[Collected data start]
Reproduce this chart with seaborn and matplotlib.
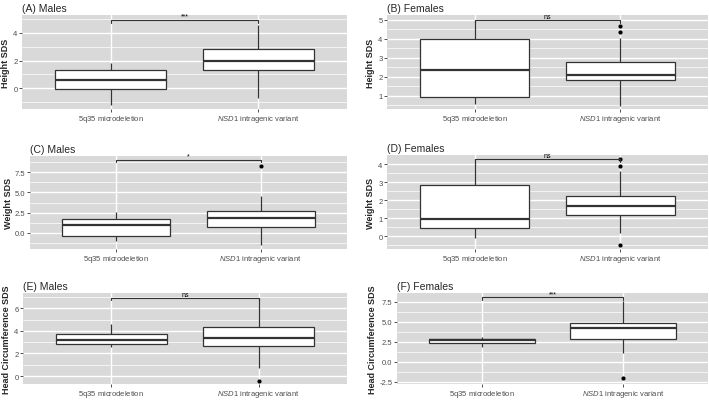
import numpy as np
import pandas as pd
import matplotlib
matplotlib.use("Agg")
import matplotlib.pyplot as plt
import seaborn as sns
from matplotlib.ticker import FixedLocator

# categories
groups = ["5q35 microdeletion", "NSD1 intragenic variant"]
group_labels = [r"$\mathrm{5q35\ microdeletion}$", r"$\mathit{NSD1}\mathrm{\ intragenic\ variant}$"]

# five-number summaries: [low whisker, Q1, median, Q3, high whisker]
height_m_del = [-1.2, -0.05, 0.58, 1.35, 1.8]
height_m_nsd = [-0.67, 1.35, 1.98, 2.84, 4.6]
height_f_del = [0.56, 0.93, 2.37, 4.0, 5.0]
height_f_nsd = [0.47, 1.82, 2.09, 2.77, 4.05]
weight_m_del = [-0.98, -0.41, 1.02, 1.68, 2.62]
weight_m_nsd = [-1.48, 0.66, 1.84, 2.66, 4.55]
weight_f_del = [-0.09, 0.44, 0.96, 2.86, 4.28]
weight_f_nsd = [0.18, 1.2, 1.7, 2.25, 3.6]
hc_m_del = [2.59, 2.87, 3.21, 3.73, 4.65]
hc_m_nsd = [0.75, 2.64, 3.36, 4.31, 6.95]
hc_f_del = [1.9, 2.3, 2.7, 2.85, 3.16]
hc_f_nsd = [1.1, 2.8, 4.19, 4.9, 7.58]

# outliers (NSD1 group only)
height_f_out = [4.35, 4.68]
weight_m_out = [8.32]
weight_f_out = [3.88, 4.28, -0.46]
hc_m_out = [-0.4]
hc_f_out = [-2.05]

# significance labels and bracket heights
sig_labels = ["***", "ns", "*", "ns", "ns", "***"]
sig_y = [4.96, 5.0, 9.06, 4.28, 6.95, 8.06]

titles = ["(A) Males", "(B) Females", "(C) Males", "(D) Females", "(E) Males", "(F) Females"]
ylabels = ["Height SDS", "Height SDS", "Weight SDS", "Weight SDS",
           "Head Circumference SDS", "Head Circumference SDS"]
ylims = [(-1.5, 5.3), (0.3, 5.25), (-2.0, 9.5), (-0.7, 4.5), (-0.7, 7.35), (-2.77, 8.6)]
yticks = [[0, 2, 4], [1, 2, 3, 4, 5], [0, 2.5, 5, 7.5], [0, 1, 2, 3, 4],
          [0, 2, 4, 6], [-2.5, 0, 2.5, 5, 7.5]]

panels = [
    (height_m_del, height_m_nsd, []),
    (height_f_del, height_f_nsd, height_f_out),
    (weight_m_del, weight_m_nsd, weight_m_out),
    (weight_f_del, weight_f_nsd, weight_f_out),
    (hc_m_del, hc_m_nsd, hc_m_out),
    (hc_f_del, hc_f_nsd, hc_f_out),
]

sns.set_theme(style="darkgrid", rc={"axes.facecolor": "#D9D9D9", "grid.color": "white"})
plt.rcParams['font.family'] = ['Liberation Sans', 'DejaVu Sans']
plt.rcParams['mathtext.fontset'] = 'custom'
plt.rcParams['mathtext.rm'] = 'Liberation Sans'
plt.rcParams['mathtext.it'] = 'Liberation Sans:italic'

W, H = 709, 402
fig = plt.figure(figsize=(W / 100, H / 100), dpi=100)

# panel boxes in pixels: (left, right, top, bottom)
boxes = [(22, 347, 16, 110), (387, 708, 16, 110),
         (30, 347, 157, 250), (387, 708, 156, 250),
         (23, 347, 294, 385), (397, 708, 294, 385)]

dark = "#333333"
for i, (d1, d2, outs) in enumerate(panels):
    x0, x1, y0, y1 = boxes[i]
    ax = fig.add_axes([x0 / W, 1 - y1 / H, (x1 - x0) / W, (y1 - y0) / H])

    df = pd.DataFrame({"group": [groups[0]] * len(d1) + [groups[1]] * len(d2),
                       "value": d1 + d2})
    sns.boxplot(data=df, x="group", y="value", order=groups, color="white",
                linecolor=dark, linewidth=0.9, width=0.75, whis=(0, 100),
                showfliers=False, showcaps=False,
                medianprops=dict(linewidth=1.6, color=dark), ax=ax)
    if outs:
        od = pd.DataFrame({"group": [groups[1]] * len(outs), "value": outs})
        sns.stripplot(data=od, x="group", y="value", order=groups, jitter=False,
                      color="black", size=3, ax=ax)

    ax.set_xlim(-0.6, 1.6)
    ax.set_ylim(*ylims[i])
    ax.set_xticks([0, 1])
    ax.set_xticklabels(group_labels)
    tk = yticks[i]
    ax.set_yticks(tk)
    if any(isinstance(t, float) for t in tk):
        ax.set_yticklabels([f"{t:.1f}" for t in tk])
    step = tk[1] - tk[0]
    minors = np.arange(tk[0] - step / 2, ylims[i][1], step)
    ax.yaxis.set_minor_locator(FixedLocator(minors))
    ax.grid(which="minor", axis="y", color="white", linewidth=0.5)
    ax.grid(which="major", axis="both", color="white", linewidth=1.0)
    ax.xaxis.grid(True)
    for s in ax.spines.values():
        s.set_visible(False)
    ax.tick_params(axis="both", which="major", left=True, bottom=True, length=2,
                   width=0.6, color=dark, labelsize=5.5, labelcolor="#4D4D4D", pad=1.2)
    ax.tick_params(axis="y", which="minor", left=False)
    ax.set_xlabel("")
    ax.set_ylabel(ylabels[i], fontsize=6.5, fontweight="bold", labelpad=1.5)
    ax.set_title(titles[i], loc="left", fontsize=7.5, pad=3)

    # significance bracket
    yb = sig_y[i]
    tip = 0.03 * (ylims[i][1] - ylims[i][0])
    ax.plot([0, 0, 1, 1], [yb - tip, yb, yb, yb - tip], color=dark, lw=0.8,
            clip_on=False, zorder=5)
    ax.text(0.5, yb, sig_labels[i], ha="center", va="bottom", fontsize=5,
            color="black", clip_on=False)

fig.savefig("out.png", dpi=100)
[Collected data end]
* **What to do**
Quote everything in the listing above exactly; pictures are the only thing to omit.

* **Exercise answer**
Reproduce this chart with seaborn and matplotlib.
import numpy as np
import pandas as pd
import matplotlib
matplotlib.use("Agg")
import matplotlib.pyplot as plt
import seaborn as sns
from matplotlib.ticker import FixedLocator

# categories
groups = ["5q35 microdeletion", "NSD1 intragenic variant"]
group_labels = [r"$\mathrm{5q35\ microdeletion}$", r"$\mathit{NSD1}\mathrm{\ intragenic\ variant}$"]

# five-number summaries: [low whisker, Q1, median, Q3, high whisker]
height_m_del = [-1.2, -0.05, 0.58, 1.35, 1.8]
height_m_nsd = [-0.67, 1.35, 1.98, 2.84, 4.6]
height_f_del = [0.56, 0.93, 2.37, 4.0, 5.0]
height_f_nsd = [0.47, 1.82, 2.09, 2.77, 4.05]
weight_m_del = [-0.98, -0.41, 1.02, 1.68, 2.62]
weight_m_nsd = [-1.48, 0.66, 1.84, 2.66, 4.55]
weight_f_del = [-0.09, 0.44, 0.96, 2.86, 4.28]
weight_f_nsd = [0.18, 1.2, 1.7, 2.25, 3.6]
hc_m_del = [2.59, 2.87, 3.21, 3.73, 4.65]
hc_m_nsd = [0.75, 2.64, 3.36, 4.31, 6.95]
hc_f_del = [1.9, 2.3, 2.7, 2.85, 3.16]
hc_f_nsd = [1.1, 2.8, 4.19, 4.9, 7.58]

# outliers (NSD1 group only)
height_f_out = [4.35, 4.68]
weight_m_out = [8.32]
weight_f_out = [3.88, 4.28, -0.46]
hc_m_out = [-0.4]
hc_f_out = [-2.05]

# significance labels and bracket heights
sig_labels = ["***", "ns", "*", "ns", "ns", "***"]
sig_y = [4.96, 5.0, 9.06, 4.28, 6.95, 8.06]

titles = ["(A) Males", "(B) Females", "(C) Males", "(D) Females", "(E) Males", "(F) Females"]
ylabels = ["Height SDS", "Height SDS", "Weight SDS", "Weight SDS",
           "Head Circumference SDS", "Head Circumference SDS"]
ylims = [(-1.5, 5.3), (0.3, 5.25), (-2.0, 9.5), (-0.7, 4.5), (-0.7, 7.35), (-2.77, 8.6)]
yticks = [[0, 2, 4], [1, 2, 3, 4, 5], [0, 2.5, 5, 7.5], [0, 1, 2, 3, 4],
          [0, 2, 4, 6], [-2.5, 0, 2.5, 5, 7.5]]

panels = [
    (height_m_del, height_m_nsd, []),
    (height_f_del, height_f_nsd, height_f_out),
    (weight_m_del, weight_m_nsd, weight_m_out),
    (weight_f_del, weight_f_nsd, weight_f_out),
    (hc_m_del, hc_m_nsd, hc_m_out),
    (hc_f_del, hc_f_nsd, hc_f_out),
]

sns.set_theme(style="darkgrid", rc={"axes.facecolor": "#D9D9D9", "grid.color": "white"})
plt.rcParams['font.family'] = ['Liberation Sans', 'DejaVu Sans']
plt.rcParams['mathtext.fontset'] = 'custom'
plt.rcParams['mathtext.rm'] = 'Liberation Sans'
plt.rcParams['mathtext.it'] = 'Liberation Sans:italic'

W, H = 709, 402
fig = plt.figure(figsize=(W / 100, H / 100), dpi=100)

# panel boxes in pixels: (left, right, top, bottom)
boxes = [(22, 347, 16, 110), (387, 708, 16, 110),
         (30, 347, 157, 250), (387, 708, 156, 250),
         (23, 347, 294, 385), (397, 708, 294, 385)]

dark = "#333333"
for i, (d1, d2, outs) in enumerate(panels):
    x0, x1, y0, y1 = boxes[i]
    ax = fig.add_axes([x0 / W, 1 - y1 / H, (x1 - x0) / W, (y1 - y0) / H])

    df = pd.DataFrame({"group": [groups[0]] * len(d1) + [groups[1]] * len(d2),
                       "value": d1 + d2})
    sns.boxplot(data=df, x="group", y="value", order=groups, color="white",
                linecolor=dark, linewidth=0.9, width=0.75, whis=(0, 100),
                showfliers=False, showcaps=False,
                medianprops=dict(linewidth=1.6, color=dark), ax=ax)
    if outs:
        od = pd.DataFrame({"group": [groups[1]] * len(outs), "value": outs})
        sns.stripplot(data=od, x="group", y="value", order=groups, jitter=False,
                      color="black", size=3, ax=ax)

    ax.set_xlim(-0.6, 1.6)
    ax.set_ylim(*ylims[i])
    ax.set_xticks([0, 1])
    ax.set_xticklabels(group_labels)
    tk = yticks[i]
    ax.set_yticks(tk)
    if any(isinstance(t, float) for t in tk):
        ax.set_yticklabels([f"{t:.1f}" for t in tk])
    step = tk[1] - tk[0]
    minors = np.arange(tk[0] - step / 2, ylims[i][1], step)
    ax.yaxis.set_minor_locator(FixedLocator(minors))
    ax.grid(which="minor", axis="y", color="white", linewidth=0.5)
    ax.grid(which="major", axis="both", color="white", linewidth=1.0)
    ax.xaxis.grid(True)
    for s in ax.spines.values():
        s.set_visible(False)
    ax.tick_params(axis="both", which="major", left=True, bottom=True, length=2,
                   width=0.6, color=dark, labelsize=5.5, labelcolor="#4D4D4D", pad=1.2)
    ax.tick_params(axis="y", which="minor", left=False)
    ax.set_xlabel("")
    ax.set_ylabel(ylabels[i], fontsize=6.5, fontweight="bold", labelpad=1.5)
    ax.set_title(titles[i], loc="left", fontsize=7.5, pad=3)

    # significance bracket
    yb = sig_y[i]
    tip = 0.03 * (ylims[i][1] - ylims[i][0])
    ax.plot([0, 0, 1, 1], [yb - tip, yb, yb, yb - tip], color=dark, lw=0.8,
            clip_on=False, zorder=5)
    ax.text(0.5, yb, sig_labels[i], ha="center", va="bottom", fontsize=5,
            color="black", clip_on=False)

fig.savefig("out.png", dpi=100)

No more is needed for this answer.